Rows from a dataset of charts and code:
■ ■ ■ ■ ■

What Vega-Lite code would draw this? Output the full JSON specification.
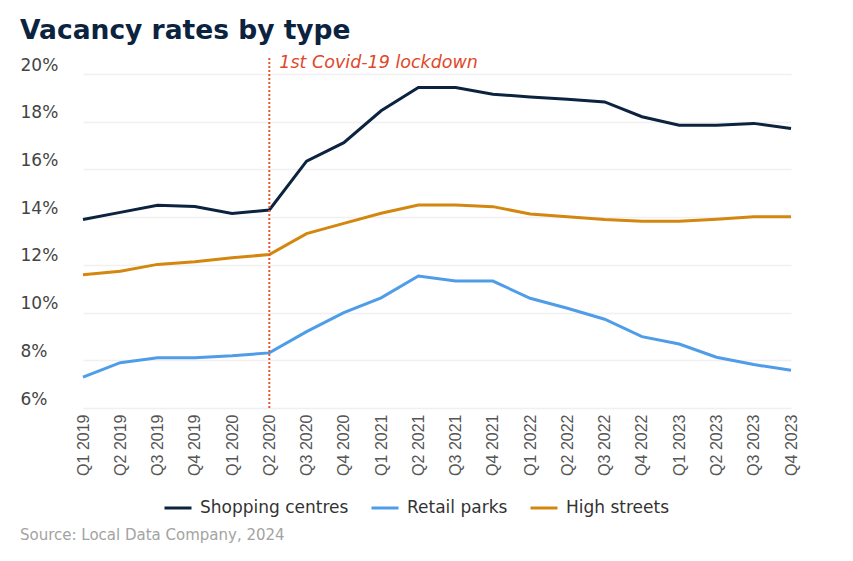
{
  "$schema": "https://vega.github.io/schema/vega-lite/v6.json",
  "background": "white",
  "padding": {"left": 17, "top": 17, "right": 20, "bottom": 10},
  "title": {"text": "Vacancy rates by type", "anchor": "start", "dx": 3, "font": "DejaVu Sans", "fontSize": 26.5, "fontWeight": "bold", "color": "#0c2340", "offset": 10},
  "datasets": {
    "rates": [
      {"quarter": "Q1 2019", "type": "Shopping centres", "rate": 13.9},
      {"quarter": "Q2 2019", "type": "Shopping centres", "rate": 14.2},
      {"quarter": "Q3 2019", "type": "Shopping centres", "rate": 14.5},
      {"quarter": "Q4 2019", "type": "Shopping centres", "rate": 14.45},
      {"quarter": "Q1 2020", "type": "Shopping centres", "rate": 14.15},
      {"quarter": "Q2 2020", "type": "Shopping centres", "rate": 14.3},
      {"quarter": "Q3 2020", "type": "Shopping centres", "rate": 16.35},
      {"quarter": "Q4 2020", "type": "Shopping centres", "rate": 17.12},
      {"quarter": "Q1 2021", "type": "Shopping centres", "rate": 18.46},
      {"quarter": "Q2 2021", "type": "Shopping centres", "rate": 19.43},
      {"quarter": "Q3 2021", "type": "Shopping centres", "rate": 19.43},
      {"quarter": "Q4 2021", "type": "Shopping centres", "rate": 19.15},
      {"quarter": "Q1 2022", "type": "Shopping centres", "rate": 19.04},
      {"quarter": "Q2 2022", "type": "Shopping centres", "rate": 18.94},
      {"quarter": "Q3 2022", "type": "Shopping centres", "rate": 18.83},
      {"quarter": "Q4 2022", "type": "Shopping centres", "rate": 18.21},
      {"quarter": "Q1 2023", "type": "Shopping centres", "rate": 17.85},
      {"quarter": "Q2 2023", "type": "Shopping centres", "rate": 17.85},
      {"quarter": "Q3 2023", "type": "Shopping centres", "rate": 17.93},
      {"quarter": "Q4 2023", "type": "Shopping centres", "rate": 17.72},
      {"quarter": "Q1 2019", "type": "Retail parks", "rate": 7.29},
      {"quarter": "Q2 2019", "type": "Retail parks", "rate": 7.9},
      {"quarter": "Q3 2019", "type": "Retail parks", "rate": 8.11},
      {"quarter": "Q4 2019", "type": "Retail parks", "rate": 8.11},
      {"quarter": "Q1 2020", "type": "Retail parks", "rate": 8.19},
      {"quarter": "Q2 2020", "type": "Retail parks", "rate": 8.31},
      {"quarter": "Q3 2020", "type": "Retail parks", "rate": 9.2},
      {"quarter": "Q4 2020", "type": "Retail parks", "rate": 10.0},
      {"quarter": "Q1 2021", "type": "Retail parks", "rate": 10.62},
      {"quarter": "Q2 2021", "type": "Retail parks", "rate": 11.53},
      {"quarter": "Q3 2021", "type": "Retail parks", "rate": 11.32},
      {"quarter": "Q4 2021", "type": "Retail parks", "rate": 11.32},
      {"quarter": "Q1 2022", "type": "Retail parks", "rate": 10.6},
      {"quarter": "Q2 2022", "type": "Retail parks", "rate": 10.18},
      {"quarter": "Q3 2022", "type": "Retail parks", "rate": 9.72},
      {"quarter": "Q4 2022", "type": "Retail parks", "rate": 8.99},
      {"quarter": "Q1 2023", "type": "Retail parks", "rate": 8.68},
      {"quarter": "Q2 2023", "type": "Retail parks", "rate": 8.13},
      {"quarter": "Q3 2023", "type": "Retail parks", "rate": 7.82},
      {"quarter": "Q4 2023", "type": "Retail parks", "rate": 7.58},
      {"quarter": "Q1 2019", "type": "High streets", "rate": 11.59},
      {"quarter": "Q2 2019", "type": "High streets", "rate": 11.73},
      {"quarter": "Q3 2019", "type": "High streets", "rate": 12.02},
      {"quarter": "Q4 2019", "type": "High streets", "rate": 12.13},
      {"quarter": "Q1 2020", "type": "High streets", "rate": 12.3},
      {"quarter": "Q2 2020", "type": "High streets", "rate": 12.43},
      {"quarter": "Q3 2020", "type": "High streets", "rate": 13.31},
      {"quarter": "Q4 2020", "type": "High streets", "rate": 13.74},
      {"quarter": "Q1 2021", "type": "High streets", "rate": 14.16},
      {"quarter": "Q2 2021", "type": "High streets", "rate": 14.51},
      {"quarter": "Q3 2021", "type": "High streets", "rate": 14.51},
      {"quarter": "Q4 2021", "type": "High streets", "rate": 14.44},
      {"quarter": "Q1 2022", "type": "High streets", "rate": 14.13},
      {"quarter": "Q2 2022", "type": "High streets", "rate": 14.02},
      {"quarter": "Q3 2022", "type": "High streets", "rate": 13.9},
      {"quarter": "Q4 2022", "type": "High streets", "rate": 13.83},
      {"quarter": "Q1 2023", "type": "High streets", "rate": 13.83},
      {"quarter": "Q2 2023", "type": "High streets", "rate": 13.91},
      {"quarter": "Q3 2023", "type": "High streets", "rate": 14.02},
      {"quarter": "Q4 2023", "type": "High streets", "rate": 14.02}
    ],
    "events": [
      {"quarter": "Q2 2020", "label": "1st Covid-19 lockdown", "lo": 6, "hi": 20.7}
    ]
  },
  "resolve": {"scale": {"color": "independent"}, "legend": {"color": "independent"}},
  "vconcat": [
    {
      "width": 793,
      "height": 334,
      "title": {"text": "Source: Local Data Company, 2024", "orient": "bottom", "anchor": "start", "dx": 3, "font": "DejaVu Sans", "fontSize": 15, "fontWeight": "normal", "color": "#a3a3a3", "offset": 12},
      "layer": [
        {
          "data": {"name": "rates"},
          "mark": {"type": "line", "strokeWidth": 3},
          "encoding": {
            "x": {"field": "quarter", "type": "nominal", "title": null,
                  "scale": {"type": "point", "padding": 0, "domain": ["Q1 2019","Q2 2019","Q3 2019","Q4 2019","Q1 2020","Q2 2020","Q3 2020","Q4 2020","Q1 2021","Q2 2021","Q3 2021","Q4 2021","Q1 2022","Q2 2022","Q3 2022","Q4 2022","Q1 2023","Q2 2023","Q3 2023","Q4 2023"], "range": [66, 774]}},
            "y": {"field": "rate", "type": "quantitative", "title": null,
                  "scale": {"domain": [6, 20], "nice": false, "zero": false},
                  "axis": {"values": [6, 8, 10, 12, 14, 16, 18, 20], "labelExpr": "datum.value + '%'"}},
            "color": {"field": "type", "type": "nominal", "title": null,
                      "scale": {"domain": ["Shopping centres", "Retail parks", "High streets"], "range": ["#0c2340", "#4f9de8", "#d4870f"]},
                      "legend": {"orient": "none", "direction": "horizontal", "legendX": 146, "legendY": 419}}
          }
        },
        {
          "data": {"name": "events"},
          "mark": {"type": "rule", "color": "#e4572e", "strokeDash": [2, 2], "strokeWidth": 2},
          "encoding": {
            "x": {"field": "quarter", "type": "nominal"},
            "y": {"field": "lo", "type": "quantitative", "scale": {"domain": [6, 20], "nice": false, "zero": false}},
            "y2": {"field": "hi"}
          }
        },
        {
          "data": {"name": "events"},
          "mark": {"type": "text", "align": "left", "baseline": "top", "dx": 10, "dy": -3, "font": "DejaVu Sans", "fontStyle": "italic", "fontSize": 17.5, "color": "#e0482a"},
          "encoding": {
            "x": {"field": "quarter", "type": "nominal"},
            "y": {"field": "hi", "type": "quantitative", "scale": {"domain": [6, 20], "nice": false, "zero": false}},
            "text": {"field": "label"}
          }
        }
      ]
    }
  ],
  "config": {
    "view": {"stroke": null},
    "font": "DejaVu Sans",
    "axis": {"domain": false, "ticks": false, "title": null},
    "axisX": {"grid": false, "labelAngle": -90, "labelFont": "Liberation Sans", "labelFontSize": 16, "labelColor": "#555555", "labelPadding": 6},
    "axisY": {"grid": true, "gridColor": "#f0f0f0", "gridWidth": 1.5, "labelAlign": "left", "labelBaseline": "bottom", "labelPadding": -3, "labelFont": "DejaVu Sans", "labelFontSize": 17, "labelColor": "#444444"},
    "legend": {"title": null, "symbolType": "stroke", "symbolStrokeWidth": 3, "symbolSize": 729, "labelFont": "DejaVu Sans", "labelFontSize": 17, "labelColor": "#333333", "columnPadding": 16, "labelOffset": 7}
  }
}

■ ■ ■ ■ ■

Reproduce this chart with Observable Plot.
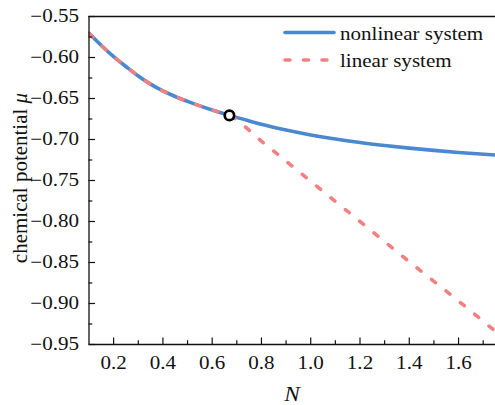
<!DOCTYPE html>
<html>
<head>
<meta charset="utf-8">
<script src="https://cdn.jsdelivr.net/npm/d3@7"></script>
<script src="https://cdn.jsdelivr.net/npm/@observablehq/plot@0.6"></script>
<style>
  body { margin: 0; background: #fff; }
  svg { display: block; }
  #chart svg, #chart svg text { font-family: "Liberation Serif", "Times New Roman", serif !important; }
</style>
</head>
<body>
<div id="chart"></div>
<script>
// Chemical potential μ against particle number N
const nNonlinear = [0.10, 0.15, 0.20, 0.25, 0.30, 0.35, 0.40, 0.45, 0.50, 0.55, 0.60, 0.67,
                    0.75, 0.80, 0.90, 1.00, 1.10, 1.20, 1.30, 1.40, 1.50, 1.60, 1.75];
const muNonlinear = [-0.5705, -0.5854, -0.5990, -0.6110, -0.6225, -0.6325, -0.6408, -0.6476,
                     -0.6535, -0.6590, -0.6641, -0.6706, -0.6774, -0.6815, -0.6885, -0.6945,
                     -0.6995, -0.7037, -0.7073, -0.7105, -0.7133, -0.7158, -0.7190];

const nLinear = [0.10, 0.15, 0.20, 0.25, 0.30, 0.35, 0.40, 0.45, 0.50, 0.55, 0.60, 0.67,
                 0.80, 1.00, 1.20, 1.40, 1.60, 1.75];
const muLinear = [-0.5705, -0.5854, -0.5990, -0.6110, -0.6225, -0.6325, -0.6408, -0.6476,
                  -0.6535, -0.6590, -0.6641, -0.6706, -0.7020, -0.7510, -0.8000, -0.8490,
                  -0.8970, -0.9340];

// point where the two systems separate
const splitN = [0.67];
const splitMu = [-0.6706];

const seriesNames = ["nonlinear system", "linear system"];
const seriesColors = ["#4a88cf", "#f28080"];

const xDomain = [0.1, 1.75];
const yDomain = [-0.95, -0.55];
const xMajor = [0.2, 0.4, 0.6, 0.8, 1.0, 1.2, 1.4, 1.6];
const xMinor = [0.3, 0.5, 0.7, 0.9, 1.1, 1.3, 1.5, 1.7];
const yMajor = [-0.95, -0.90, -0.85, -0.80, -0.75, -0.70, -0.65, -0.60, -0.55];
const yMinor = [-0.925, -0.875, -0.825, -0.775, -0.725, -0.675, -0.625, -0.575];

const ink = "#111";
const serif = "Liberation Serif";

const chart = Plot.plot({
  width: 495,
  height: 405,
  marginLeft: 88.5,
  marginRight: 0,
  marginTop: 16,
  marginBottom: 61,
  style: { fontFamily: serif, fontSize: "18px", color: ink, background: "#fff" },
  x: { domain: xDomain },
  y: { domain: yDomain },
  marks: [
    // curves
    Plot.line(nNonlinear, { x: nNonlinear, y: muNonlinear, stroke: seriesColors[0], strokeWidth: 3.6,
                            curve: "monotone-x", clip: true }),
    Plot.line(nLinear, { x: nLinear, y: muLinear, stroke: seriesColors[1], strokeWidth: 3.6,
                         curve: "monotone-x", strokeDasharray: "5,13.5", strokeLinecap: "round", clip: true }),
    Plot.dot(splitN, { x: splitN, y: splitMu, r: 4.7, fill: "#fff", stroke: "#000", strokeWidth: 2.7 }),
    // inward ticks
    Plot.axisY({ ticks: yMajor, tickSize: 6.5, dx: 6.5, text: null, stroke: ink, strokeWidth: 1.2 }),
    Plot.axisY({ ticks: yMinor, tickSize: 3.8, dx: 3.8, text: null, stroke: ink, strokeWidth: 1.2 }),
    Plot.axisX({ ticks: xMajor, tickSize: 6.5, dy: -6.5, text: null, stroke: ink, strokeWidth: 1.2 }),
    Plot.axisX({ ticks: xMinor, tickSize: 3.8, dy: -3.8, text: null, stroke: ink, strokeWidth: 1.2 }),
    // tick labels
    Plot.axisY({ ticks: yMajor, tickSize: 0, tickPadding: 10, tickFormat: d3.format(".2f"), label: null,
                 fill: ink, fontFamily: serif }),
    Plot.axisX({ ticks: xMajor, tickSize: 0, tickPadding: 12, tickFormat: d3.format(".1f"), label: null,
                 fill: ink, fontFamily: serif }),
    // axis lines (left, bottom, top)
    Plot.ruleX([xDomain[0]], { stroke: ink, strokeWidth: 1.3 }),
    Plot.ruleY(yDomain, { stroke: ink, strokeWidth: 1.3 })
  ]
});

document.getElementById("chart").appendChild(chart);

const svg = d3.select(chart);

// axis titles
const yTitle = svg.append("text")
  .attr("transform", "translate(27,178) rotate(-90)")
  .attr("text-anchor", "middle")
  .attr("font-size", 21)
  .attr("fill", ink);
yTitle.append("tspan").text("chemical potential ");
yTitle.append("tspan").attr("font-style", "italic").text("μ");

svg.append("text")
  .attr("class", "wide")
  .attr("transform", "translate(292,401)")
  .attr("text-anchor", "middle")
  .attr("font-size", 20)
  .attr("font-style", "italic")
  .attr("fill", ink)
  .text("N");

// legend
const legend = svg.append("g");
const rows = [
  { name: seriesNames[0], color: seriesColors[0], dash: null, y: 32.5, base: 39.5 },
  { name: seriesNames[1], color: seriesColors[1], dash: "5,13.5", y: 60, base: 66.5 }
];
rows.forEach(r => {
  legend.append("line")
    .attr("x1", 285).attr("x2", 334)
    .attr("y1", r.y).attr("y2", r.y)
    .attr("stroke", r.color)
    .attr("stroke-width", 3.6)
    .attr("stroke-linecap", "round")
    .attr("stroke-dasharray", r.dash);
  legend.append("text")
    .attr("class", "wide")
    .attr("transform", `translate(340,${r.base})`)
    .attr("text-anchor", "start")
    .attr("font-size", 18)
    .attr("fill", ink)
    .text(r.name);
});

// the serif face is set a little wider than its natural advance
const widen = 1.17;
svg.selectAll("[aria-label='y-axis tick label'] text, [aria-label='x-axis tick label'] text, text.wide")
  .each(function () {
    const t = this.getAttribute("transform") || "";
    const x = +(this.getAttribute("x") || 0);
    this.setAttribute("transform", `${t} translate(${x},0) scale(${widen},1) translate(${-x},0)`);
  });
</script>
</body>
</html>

■ ■ ■ ■ ■

Your task » Give back exactly the lines from the one containing "Reproduce this chart with Observable Plot." to the one containing "-0.6995, -0.7037, -0.7073, -0.7105, -0.7133, -0.7158, -0.7190];", both included, and no pictures.

Solution for this task »
Reproduce this chart with Observable Plot.
<!DOCTYPE html>
<html>
<head>
<meta charset="utf-8">
<script src="https://cdn.jsdelivr.net/npm/d3@7"></script>
<script src="https://cdn.jsdelivr.net/npm/@observablehq/plot@0.6"></script>
<style>
  body { margin: 0; background: #fff; }
  svg { display: block; }
  #chart svg, #chart svg text { font-family: "Liberation Serif", "Times New Roman", serif !important; }
</style>
</head>
<body>
<div id="chart"></div>
<script>
// Chemical potential μ against particle number N
const nNonlinear = [0.10, 0.15, 0.20, 0.25, 0.30, 0.35, 0.40, 0.45, 0.50, 0.55, 0.60, 0.67,
                    0.75, 0.80, 0.90, 1.00, 1.10, 1.20, 1.30, 1.40, 1.50, 1.60, 1.75];
const muNonlinear = [-0.5705, -0.5854, -0.5990, -0.6110, -0.6225, -0.6325, -0.6408, -0.6476,
                     -0.6535, -0.6590, -0.6641, -0.6706, -0.6774, -0.6815, -0.6885, -0.6945,
                     -0.6995, -0.7037, -0.7073, -0.7105, -0.7133, -0.7158, -0.7190];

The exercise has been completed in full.